Set down exactly the lines of the listing below, please, beginning with the first and ending with the line that holds "(0,0) rectangle (1920,856);".

* Source data
=-=-=-=-=
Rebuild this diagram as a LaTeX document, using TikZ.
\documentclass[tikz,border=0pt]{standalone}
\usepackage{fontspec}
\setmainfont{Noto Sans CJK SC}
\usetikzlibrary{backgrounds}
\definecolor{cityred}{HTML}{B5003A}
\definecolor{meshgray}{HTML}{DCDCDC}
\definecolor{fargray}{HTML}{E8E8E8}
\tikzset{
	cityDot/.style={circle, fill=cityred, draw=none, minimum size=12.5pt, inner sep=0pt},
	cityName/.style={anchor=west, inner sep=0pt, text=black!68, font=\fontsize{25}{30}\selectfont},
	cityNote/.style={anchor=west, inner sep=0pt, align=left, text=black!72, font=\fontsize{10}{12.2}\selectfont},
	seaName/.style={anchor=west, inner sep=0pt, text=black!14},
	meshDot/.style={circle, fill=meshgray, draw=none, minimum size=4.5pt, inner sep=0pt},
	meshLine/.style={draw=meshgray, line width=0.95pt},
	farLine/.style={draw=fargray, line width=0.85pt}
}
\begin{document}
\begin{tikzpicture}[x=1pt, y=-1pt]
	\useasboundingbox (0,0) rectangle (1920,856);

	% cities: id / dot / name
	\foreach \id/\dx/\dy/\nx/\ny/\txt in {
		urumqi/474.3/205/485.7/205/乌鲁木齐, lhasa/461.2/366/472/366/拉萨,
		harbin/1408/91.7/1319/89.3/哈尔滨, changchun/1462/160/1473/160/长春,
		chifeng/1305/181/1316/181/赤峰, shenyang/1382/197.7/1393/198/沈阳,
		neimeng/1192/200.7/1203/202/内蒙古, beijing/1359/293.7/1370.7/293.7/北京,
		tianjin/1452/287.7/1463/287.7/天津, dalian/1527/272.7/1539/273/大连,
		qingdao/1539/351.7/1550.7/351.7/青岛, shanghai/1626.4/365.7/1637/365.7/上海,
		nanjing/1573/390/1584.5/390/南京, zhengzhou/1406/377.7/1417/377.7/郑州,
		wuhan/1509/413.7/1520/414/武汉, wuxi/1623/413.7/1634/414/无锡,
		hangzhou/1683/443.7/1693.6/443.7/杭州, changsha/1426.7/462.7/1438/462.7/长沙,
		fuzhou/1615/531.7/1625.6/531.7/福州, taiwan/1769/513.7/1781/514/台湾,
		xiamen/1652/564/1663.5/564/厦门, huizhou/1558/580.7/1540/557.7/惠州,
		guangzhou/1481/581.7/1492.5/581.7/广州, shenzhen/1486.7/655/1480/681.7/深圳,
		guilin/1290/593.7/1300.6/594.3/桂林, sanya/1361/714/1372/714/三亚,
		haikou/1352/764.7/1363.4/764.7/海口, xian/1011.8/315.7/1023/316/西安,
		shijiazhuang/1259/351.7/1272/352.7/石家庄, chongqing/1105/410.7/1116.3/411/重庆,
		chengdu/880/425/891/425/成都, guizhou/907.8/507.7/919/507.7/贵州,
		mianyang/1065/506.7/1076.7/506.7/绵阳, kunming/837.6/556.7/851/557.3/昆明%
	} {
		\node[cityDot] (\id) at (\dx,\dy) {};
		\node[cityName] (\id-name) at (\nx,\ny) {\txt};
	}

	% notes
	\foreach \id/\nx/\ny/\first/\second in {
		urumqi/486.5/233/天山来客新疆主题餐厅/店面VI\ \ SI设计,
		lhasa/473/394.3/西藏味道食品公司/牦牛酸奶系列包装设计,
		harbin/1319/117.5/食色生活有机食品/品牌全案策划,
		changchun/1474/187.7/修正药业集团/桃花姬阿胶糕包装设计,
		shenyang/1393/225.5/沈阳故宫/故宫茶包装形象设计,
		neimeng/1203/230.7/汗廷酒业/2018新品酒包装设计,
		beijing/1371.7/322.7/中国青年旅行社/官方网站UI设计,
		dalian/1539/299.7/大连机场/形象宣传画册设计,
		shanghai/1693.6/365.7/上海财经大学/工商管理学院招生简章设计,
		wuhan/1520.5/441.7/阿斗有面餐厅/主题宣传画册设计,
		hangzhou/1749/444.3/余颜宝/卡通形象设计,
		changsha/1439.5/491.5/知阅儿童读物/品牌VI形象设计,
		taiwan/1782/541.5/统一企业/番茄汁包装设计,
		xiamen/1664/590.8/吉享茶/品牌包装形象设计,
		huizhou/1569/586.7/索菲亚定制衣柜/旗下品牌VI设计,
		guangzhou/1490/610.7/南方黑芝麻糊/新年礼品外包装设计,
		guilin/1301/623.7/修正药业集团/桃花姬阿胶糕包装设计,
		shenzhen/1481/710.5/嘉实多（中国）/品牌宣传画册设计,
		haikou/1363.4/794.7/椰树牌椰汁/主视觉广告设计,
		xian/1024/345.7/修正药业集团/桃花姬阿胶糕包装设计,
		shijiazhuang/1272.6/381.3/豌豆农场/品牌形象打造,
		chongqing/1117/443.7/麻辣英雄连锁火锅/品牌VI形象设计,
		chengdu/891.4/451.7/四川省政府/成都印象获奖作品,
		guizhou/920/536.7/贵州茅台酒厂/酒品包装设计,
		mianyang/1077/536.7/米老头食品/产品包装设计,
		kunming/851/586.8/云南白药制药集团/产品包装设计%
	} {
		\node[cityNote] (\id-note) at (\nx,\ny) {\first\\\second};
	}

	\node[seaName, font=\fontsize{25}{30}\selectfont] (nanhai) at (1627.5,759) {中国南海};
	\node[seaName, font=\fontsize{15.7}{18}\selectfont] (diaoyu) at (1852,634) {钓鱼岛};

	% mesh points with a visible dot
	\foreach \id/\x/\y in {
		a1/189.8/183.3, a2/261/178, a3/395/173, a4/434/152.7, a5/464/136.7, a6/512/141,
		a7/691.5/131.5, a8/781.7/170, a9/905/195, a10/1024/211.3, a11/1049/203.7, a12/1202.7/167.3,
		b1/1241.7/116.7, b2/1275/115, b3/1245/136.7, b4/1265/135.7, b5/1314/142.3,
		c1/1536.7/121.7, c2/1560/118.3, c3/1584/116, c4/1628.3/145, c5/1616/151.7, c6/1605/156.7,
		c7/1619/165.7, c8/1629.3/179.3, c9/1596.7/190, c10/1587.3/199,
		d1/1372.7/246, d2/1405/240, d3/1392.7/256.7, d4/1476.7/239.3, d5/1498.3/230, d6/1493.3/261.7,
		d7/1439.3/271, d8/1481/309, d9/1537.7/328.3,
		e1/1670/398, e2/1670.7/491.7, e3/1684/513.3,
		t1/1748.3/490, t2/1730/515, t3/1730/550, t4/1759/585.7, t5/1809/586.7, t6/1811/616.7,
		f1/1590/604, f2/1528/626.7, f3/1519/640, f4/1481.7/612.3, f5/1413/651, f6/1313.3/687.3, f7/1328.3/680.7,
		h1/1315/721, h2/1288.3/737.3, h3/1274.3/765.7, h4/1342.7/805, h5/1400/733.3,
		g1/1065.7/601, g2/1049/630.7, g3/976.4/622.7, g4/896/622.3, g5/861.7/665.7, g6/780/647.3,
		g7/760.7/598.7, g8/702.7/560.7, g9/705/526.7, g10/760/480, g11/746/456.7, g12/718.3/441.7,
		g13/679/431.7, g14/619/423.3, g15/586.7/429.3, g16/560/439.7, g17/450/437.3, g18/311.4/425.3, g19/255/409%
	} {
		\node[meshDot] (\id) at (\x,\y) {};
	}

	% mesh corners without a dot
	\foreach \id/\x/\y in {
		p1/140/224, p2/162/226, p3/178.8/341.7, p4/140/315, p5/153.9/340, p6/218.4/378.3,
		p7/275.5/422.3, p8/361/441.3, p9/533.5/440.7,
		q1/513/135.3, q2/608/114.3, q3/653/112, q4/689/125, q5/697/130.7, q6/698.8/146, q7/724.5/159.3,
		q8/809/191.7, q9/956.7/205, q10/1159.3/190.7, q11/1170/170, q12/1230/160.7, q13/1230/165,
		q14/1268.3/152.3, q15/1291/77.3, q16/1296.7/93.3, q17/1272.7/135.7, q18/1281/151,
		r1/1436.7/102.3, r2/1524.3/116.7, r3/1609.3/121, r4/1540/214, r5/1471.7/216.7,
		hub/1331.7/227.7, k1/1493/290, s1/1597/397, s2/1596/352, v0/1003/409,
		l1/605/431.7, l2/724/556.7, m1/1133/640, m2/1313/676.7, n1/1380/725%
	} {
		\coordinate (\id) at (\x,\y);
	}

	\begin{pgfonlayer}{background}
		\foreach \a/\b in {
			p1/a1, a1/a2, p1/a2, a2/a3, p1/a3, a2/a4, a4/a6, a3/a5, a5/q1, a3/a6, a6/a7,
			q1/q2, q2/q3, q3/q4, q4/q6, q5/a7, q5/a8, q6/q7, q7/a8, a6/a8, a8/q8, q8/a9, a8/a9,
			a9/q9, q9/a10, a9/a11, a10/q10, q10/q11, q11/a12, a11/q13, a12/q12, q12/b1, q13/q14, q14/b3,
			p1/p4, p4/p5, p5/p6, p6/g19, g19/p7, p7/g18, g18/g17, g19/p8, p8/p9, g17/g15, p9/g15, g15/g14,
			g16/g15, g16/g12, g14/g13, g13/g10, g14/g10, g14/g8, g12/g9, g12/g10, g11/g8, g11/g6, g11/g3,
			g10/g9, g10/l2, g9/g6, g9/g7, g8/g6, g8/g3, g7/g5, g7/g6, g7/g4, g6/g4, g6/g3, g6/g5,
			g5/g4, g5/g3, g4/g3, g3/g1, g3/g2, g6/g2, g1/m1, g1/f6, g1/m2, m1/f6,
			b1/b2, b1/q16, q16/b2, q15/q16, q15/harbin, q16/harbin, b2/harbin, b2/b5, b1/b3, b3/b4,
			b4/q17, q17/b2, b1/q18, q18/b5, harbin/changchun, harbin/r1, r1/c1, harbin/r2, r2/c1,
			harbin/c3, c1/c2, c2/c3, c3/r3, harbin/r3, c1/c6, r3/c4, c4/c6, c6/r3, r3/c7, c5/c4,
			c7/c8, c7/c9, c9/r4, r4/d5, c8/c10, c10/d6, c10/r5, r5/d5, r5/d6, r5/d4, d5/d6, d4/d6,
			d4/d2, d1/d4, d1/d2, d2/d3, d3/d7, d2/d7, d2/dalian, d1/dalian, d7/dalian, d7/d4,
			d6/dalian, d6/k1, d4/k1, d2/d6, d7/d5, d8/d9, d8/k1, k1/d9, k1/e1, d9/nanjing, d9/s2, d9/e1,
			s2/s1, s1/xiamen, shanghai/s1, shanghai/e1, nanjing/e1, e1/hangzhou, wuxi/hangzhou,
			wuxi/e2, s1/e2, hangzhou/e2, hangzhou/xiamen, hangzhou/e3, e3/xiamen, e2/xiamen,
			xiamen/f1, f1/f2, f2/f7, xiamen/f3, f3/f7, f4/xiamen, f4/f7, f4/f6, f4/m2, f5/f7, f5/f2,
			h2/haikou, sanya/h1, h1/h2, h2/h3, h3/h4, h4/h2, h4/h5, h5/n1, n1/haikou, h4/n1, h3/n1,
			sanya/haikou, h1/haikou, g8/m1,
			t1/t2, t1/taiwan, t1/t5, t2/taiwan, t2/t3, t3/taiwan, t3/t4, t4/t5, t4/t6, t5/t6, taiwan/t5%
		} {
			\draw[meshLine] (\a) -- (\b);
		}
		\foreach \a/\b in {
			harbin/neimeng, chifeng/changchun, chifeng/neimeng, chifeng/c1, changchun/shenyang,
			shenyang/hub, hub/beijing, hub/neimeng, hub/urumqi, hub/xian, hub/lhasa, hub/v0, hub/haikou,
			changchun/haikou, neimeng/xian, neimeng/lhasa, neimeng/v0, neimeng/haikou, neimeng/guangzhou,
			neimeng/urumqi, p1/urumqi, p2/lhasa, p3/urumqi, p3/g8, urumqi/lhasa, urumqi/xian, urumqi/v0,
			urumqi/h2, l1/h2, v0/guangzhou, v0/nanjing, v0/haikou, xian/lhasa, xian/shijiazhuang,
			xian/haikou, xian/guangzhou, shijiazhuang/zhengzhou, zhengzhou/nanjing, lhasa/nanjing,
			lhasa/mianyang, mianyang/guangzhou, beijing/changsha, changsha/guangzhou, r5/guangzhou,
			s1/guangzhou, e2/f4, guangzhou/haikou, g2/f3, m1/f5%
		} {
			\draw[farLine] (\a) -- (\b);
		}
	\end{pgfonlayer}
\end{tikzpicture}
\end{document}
=-=-=-=-=
* Finished task
Rebuild this diagram as a LaTeX document, using TikZ.
\documentclass[tikz,border=0pt]{standalone}
\usepackage{fontspec}
\setmainfont{Noto Sans CJK SC}
\usetikzlibrary{backgrounds}
\definecolor{cityred}{HTML}{B5003A}
\definecolor{meshgray}{HTML}{DCDCDC}
\definecolor{fargray}{HTML}{E8E8E8}
\tikzset{
	cityDot/.style={circle, fill=cityred, draw=none, minimum size=12.5pt, inner sep=0pt},
	cityName/.style={anchor=west, inner sep=0pt, text=black!68, font=\fontsize{25}{30}\selectfont},
	cityNote/.style={anchor=west, inner sep=0pt, align=left, text=black!72, font=\fontsize{10}{12.2}\selectfont},
	seaName/.style={anchor=west, inner sep=0pt, text=black!14},
	meshDot/.style={circle, fill=meshgray, draw=none, minimum size=4.5pt, inner sep=0pt},
	meshLine/.style={draw=meshgray, line width=0.95pt},
	farLine/.style={draw=fargray, line width=0.85pt}
}
\begin{document}
\begin{tikzpicture}[x=1pt, y=-1pt]
	\useasboundingbox (0,0) rectangle (1920,856);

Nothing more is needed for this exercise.